La mise en scène précise de René Richard Cyr se veut presque néogothique, aussi simpliste qu’imposante, empreinte de tristesse, mais lourde par moment. Il réussit à transformer cette troupe en véritable microcosme représentant le peuple qui veut la libération d’Essex, ou s’exprimant contre la Reine. Alors que la mort rôde sur certains, sous différents costumes, la vie aussi prend ses aises, et l’amour naît innocemment entre deux jeunes personnes. Le décor aussi en impose : concocté par Pierre-Étienne Locas, il se compose d’une immense plateforme, faisant référence à une scène rectangulaire et une arrière-scène clôturée. Parés des costumes magnifiques de François Barbeau, baignés dans la lumière d’Étienne Boucher, les acteurs jouent eux-mêmes au miroir, incarnant des comédiens après une représentation au château. Sans tous les nommer, nous pouvons toutefois affirmer que le Ned de René Richard Cyr est préoccupé, taciturne, lui qui est mort tant de fois sur scène, se demande comment faire dans la vraie vie.
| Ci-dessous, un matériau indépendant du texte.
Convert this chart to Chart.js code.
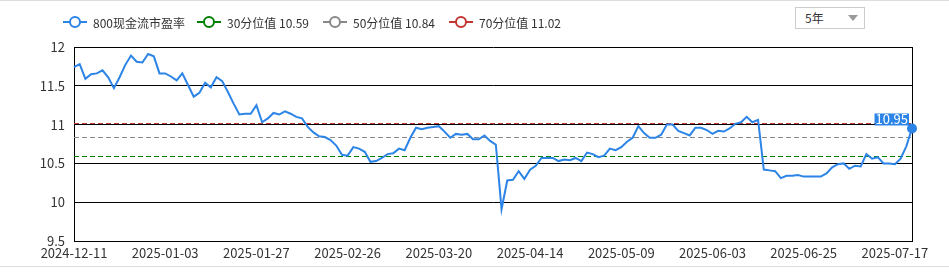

Jean-François Casabonne incarne un Shakespeare troublé, détaché de sa troupe, occupé à écrire son Hamlet ou son Antoine et Cléopâtre, à se servir de ce qui l’entoure, incluant la Reine, pour réinventer et imposer sa vision du monde, en mots choisis et pesés. Tout aussi royale, majestueuse, que fragile et morcelée, l’Élizabeth de Marie-Thérèse Fortin n’a rien à envier aux autres incarnations que nous avons pu connaître sous les traits de Judi Dench ou Cate Blanchett. Bouleversante, spécialement dans sa scène finale, elle joue adroitement avec un corps pourtant figé, les tonalités impériales d’une voix qui ne s’en laisse imposer, et qui finit par craquer au lever du soleil. Elle parvient à jumeler la force brutale du chef d’État et la femme disparue, pourtant faite de chair et de sang. Le reste de la troupe crée un environnement solide et comique, accompagnant le propos central de la pièce.
Élizabeth, Roi d’Angleterre, duel royal sur le sexe du pouvoir et de la passion et promenade initiatique sur le chemin rocailleux de la renaissance.